Events are tentatively being scheduled for between April 5 and 12, she said.
"We're hoping there'll be contact with the author," Tucker said. Committee members are hoping there will be discussion groups.
"It's a good thing for the town," Thornton said. "I'm hoping people read the book and start talking about it."
The mayor added this project is a community-building effort.
"The best teacher is the example of adults reading," she said. "We should make it a public statement. It's fun."
Within the book, the concept of homeland security takes on concrete reality, Thornton said. No other question is more pertinent to the citizens of the United States in the wake of the Sept. 11 catastrophe, she said.
Some of the themes in the novel include diversity versus the common good, tranquility versus emotional intensity and comfortable predictability versus painful choice, Thornton said.
"These are some of the themes in this novel that we hope will spark discussion in our city while America continues its struggle to pursue freedom in perilous times," she said.
The book is expected to be easy to find within the city, Tucker said. It is available for sale at Amato's Toy and Hobby and Atticus Books. About 100 copies are expected to be available for loan at the Russell Library, and the Rotary Club has 50 copies available to "try to circulate" through the community, she said.
©The Middletown Press 2003
In Praise Of Human Connections
Reading Program Picks Young Adult Novel, `The Giver'
February 26, 2003
By JOSH KOVNER, Courant Staff Writer
MIDDLETOWN -- The selection Tuesday of Lois Lowry's novel "The Giver" for a citywide reading, followed by a series of community discussions in the spring, seems fitting.

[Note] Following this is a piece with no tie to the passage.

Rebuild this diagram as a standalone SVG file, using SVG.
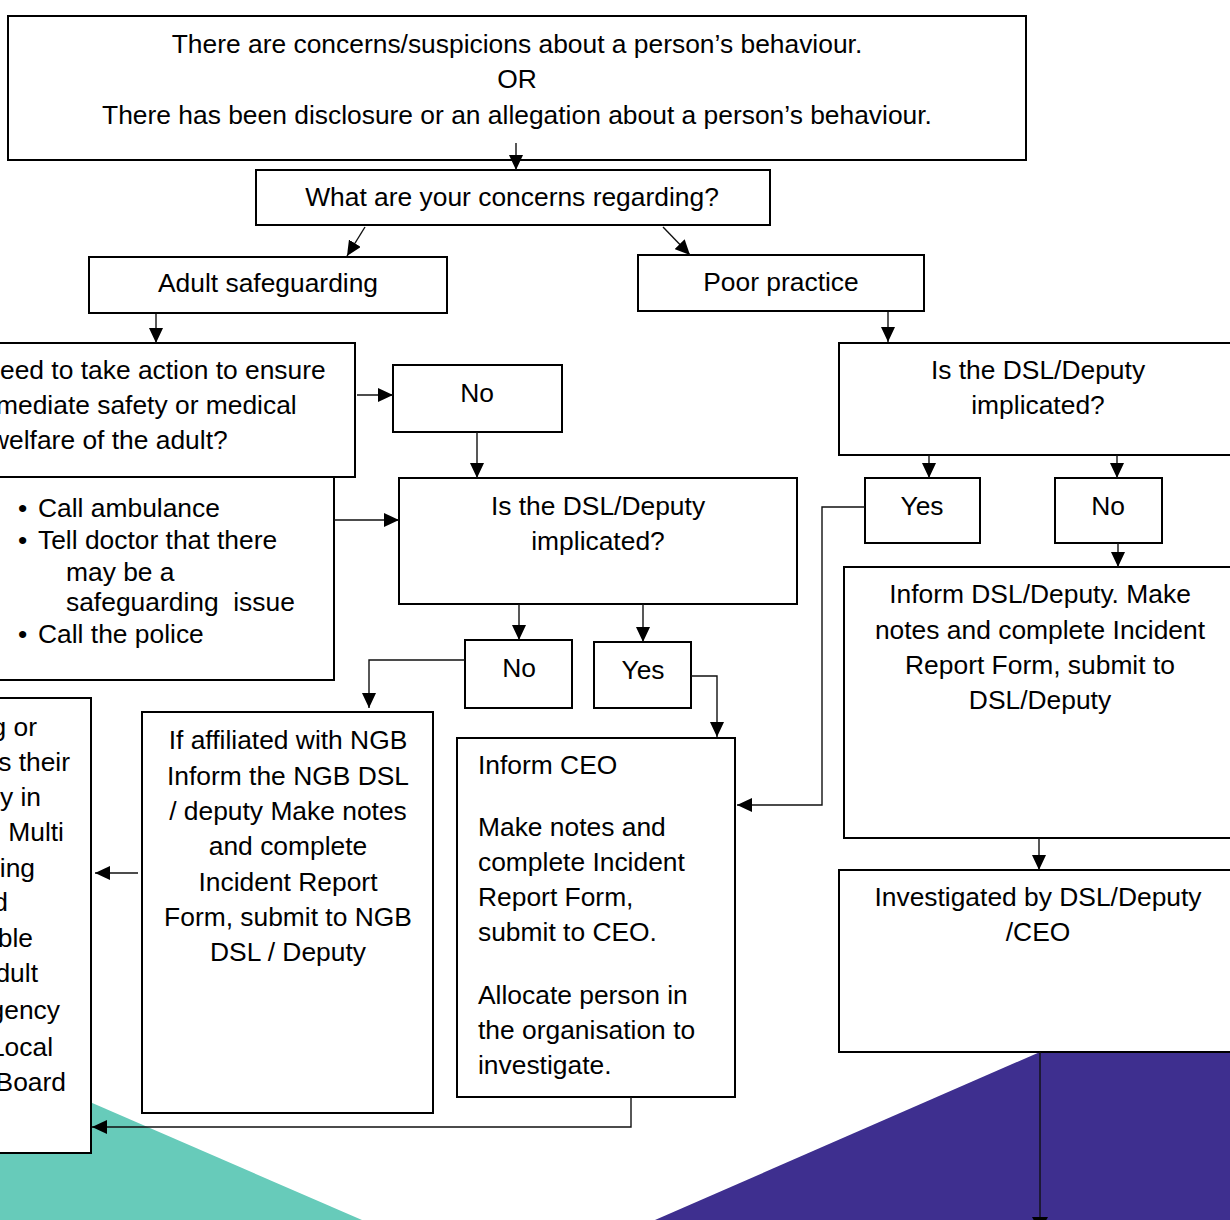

Lowry, a revered writer of no-nonsense books for young adults, has said that the theme running through her 30 novels is the value of human connections.
That's what Pat Tucker and Elissa Breiling were aiming for when they brought the national literacy project One Book, One City, to Middletown.
Begun in Seattle, perfected in Chicago and enjoyed in the past several years in Hartford, Newington, Meriden and Westport, the idea is to get a lot of people in one place reading the same book, and then talking about it.
"The Giver," written a decade ago and read by scores of Middletown eighth-graders, concerns a colorless Utopian society threatened by an old man and a little boy who discover the joyous and painful memories of the real world.
Tucker, who owns a telecommunications business and is chairwoman of the Rotary club's literacy committee, said the book was chosen from among dozens of titles by a cross-section of Middletown folks she brought together.
Tucker said "The Giver" has all the prerequisites: broad appeal, a timeless theme that is particularly relevant today and short enough (187 pages) to ensure high readership.
Tucker said that Breiling, former head of Literacy Volunteers of Middletown, introduced her to the communal reading program.
Tucker and Mayor Domenique Thornton kicked off One Book, One Middletown at a gathering Tuesday afternoon at city hall. Within 30 minutes, two of the 50 copies of "The Giver" at Russell Library had been checked out. The Rotary also has copies for community circulation, and the book is available at area bookstores.
Tucker said that in five or six weeks, discussions will be scheduled at cafes and other spots around the city.
"We're also trying to arrange a visit from the author. The mayor's office is working on that now," said Tucker. "We're hoping the discussion groups bring together people who might not otherwise meet. In this case, that might mean the elderly and children, which is a strong theme in "The Giver."